Linearity, Part Three

Games have transformed just as the world has. They have gone from complete linearity to expansive environments, and all the way back around. They have gone from simple to complicated. Back in the last post the question was asked "Where should games go with linearity?" How much linearity is needed or wanted to make a good game? Going from the start of games to the current day, linearity is finally at a stand still. Gamers are now at a point where linearity is going to become crucial in the future of video games. For almost two decades, linearity has been tossed and turned on it's side. It's been used for better and for worse. It's been the highlight of games, and the ruin of them. And after all this time, gamers still have no idea what the answers to these questions are. But some games offer the best answer possible.
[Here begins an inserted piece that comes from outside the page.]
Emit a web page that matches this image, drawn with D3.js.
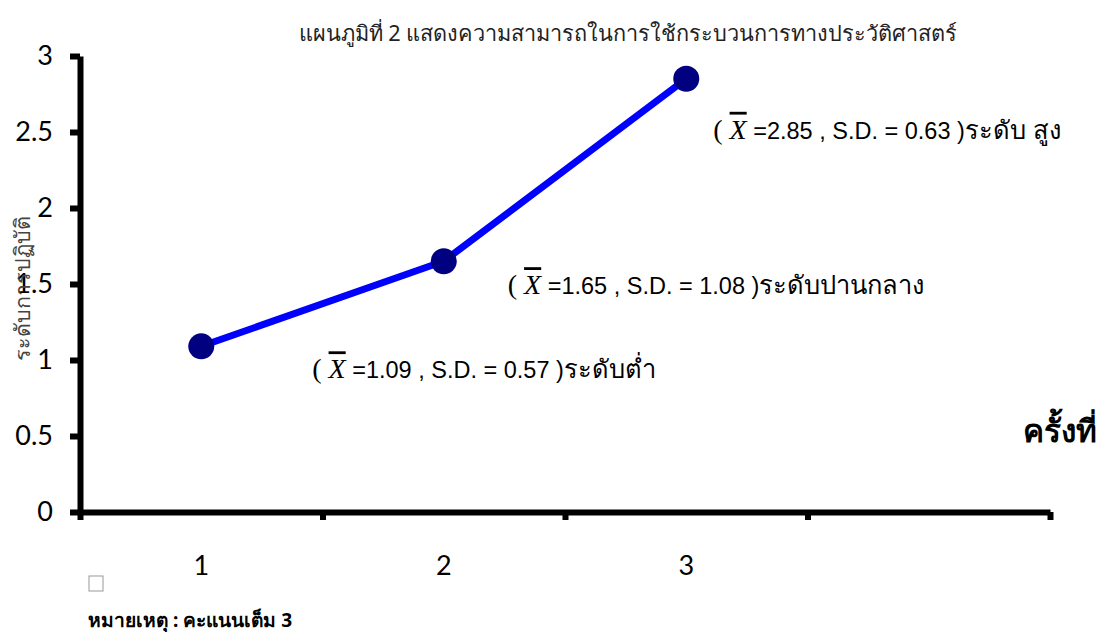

Mass Effect could be the future of linearity in video games. No game series has every brought on itself a bigger task than the possible solution of the linearity problem. For years, linearity and story could not go together. Giving freedom and giving a story looked to be impossible. In fact, only a couple months before the release of the second game in the series, Robert Bowling of Infinity Ward stated that it was impossible to make a good story in a game without set events that the player must be forced to go through. And to a point, he was right. Mass Effect does not eliminate this by any means. Players are made to go through a set story with set events, and this makes for a great and immersive story. In this aspect, players are put in the shoes of a character. Mass Effect realizes the classic elements of good stories in any media require immersion and placement in a setting full of things. But instead of choosing all of the elements in this story, BioWare does something extraordinary. Players are given complete freedom on how they look. They are given complete freedom on moral choices, weapon loadout, character, emotion, and even dialogue. BioWare, in many ways, was the first company to implement human freedom in a game. The freedom we are used to in real life, put into a game.

Mass Effect takes these freedom aspects and puts them in a shell formed by story. Your choices don't determine the story, but effect actions in the story. BioWare realized something everyone is evident in real life. We can't fix what we can't change. Events that are meant to happen will happen. But how we react to these events, how are character responds, how we use what we have to REACT to a situation, are all things that affect the future in a profound way. In short, BioWare discovered a real aspect of freedom without even speaking the word linearity. And while this is a penny in the bank of the first game, it becomes a wealth in the next game. Choices made in the first game, alliances formed, and everything else truly impacted Mass Effect 2. Even though the story of Mass Effect 1 is a constant for the most part, Mass Effect 2 is not. It is built completely and utterly on choices made by the last game. And although it still follows a set story, and that makes the game at the core a masterpiece, it is the freedom of the player having a real effect in the simulated future that gives a feeling no other game can.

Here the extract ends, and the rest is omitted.